December 3, 2016

How to Tell a Story

I’m going to make an admission: I have no idea what “plot” means. It confuses me. Some movies are supposedly tightly plotted, others are supposedly plot-less. Personally, I find “plot” to be totally useless when trying to figure out how to tell a story. Instead, I prefer to focus on what every story has in common.

Every story, whether action, comedy, slice-of-life, or abstract will build tension and then release that tension at a certain point. That’s it.

You’ve probably seen a graph like this before:

from

from catchyourhare.com

That’s all you need to know about telling a story. So how do you build tension?

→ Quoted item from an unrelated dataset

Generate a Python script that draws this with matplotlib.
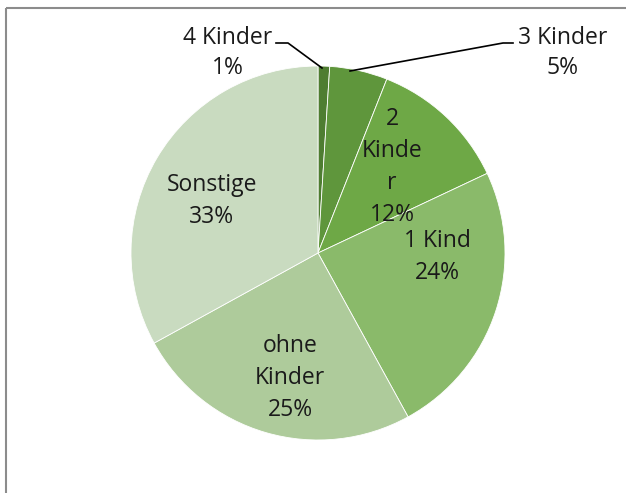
import matplotlib.pyplot as plt
from matplotlib.patches import Rectangle

# Daten
kategorien = ['4 Kinder', '3 Kinder', '2 Kinder', '1 Kind', 'ohne Kinder', 'Sonstige']
anteile = [1, 5, 12, 24, 25, 33]
beschriftung = ['4 Kinder\n1%', '3 Kinder\n5%', '2\nKinde\nr\n12%', '1 Kind\n24%',
                'ohne\nKinder\n25%', 'Sonstige\n33%']
farben = ['#4e7d31', '#5f963c', '#6ea846', '#8aba6a', '#aecb9b', '#c9dbc0']

W, H = 626, 493
cx, cy, r = 318, 253, 187

fig = plt.figure(figsize=(W / 100, H / 100), dpi=100)
plt.rcParams['font.family'] = ['Open Sans', 'DejaVu Sans']

# Rahmen
bg = fig.add_axes([0, 0, 1, 1])
bg.set_xlim(0, W)
bg.set_ylim(H, 0)
bg.axis('off')
bg.add_patch(Rectangle((6, 8), W, H, fill=False, edgecolor='#8c8c8c', linewidth=1.5))

ax = fig.add_axes([(cx - r) / W, (H - cy - r) / H, 2 * r / W, 2 * r / H])
ax.pie(anteile, colors=farben, startangle=90, counterclock=False, radius=1,
       wedgeprops=dict(edgecolor='white', linewidth=0.6))
ax.set_xlim(-1, 1)
ax.set_ylim(-1, 1)
ax.axis('off')


def p(x, y):
    return ((x - cx) / r, (cy - y) / r)


# Positionen der Beschriftungen (Pixel)
pos = [(228, 53), (563, 53), (392, 167), (437, 257), (290, 378), (212, 201)]
sp = [1.35, 1.35, 1.45, 1.45, 1.45, 1.45]
for txt, (x, y), s in zip(beschriftung, pos, sp):
    ax.text(*p(x, y), txt, ha='center', va='center', fontsize=16.5,
            linespacing=s, color='#1a1a1a')

# Führungslinien
for pts in [[(276, 43), (288, 43), (322, 68)], [(513, 43), (503, 43), (350, 71)]]:
    xs, ys = zip(*[p(*q) for q in pts])
    ax.plot(xs, ys, color='black', linewidth=1.2, clip_on=False)

fig.savefig('out.png', dpi=100)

Start with a small event, followed by a bigger event, and finish with a really big event. Kung Fu Hustle is a great example of a very simple version of this structure. It’s nothing more than a series of fights and comic moments that get progressively bigger and more absurd as time progresses, until the final moment culminates with a decisive end of the escalation.

We're just getting started.

Don’t worry about inciting incidents, don’t worry about story beats, just start with a small event and follow it up with bigger events until you come to an event that finishes it all. This even works scene to scene too. Every little part of your story should follow the same pattern, as long as the resolutions to the little stories build toward the overall big story.

This even works for stories that are slow, minimalistic or sparse. It just happens much more subtly, and the climaxes are smaller (although not necessarily less powerful). Case in point is Ozu’s Late Spring. While the events are quotidian, they build toward a powerful tension that is released with the final subtle moments of the film. Paul Schrader’s Transcendental Style In Film is an in-depth description of how this works with “quieter” stories. While he refers to “codas” and “human density” he’s basically just describing the same process; build tension and then, release it.

The emotional climax of Late Spring.

Even a movie like Baraka, that isn’t even really a story, follows the same pattern. It’s a series of seemingly unrelated, but beautiful images from around that world that tie together thematically as the film progresses. The culmination is a collection of disturbing images of genocide and violence, interspersed with dark Japanese performance art, followed by a visual harmony that suggests a unification of all the images that have come before. While its quality is more musical than narrative, it still builds and releases.

The fun thing about telling stories is that there are a ton of ways that you can accomplish this, but you don’t need to over-think it! Just make sure the big pie fight is at the end of the movie and not at the beginning and you’re on your way.

Now, having said all this, I think there are some details about how to best do this, but they aren’t hard fast rules, and I can think of exceptions to almost every other element that I think makes a story good. Many of my favorite stories have dynamic characters, interesting turns and compelling stakes, but I have other favorites that do fine without.

But every story, somehow, has to build to something.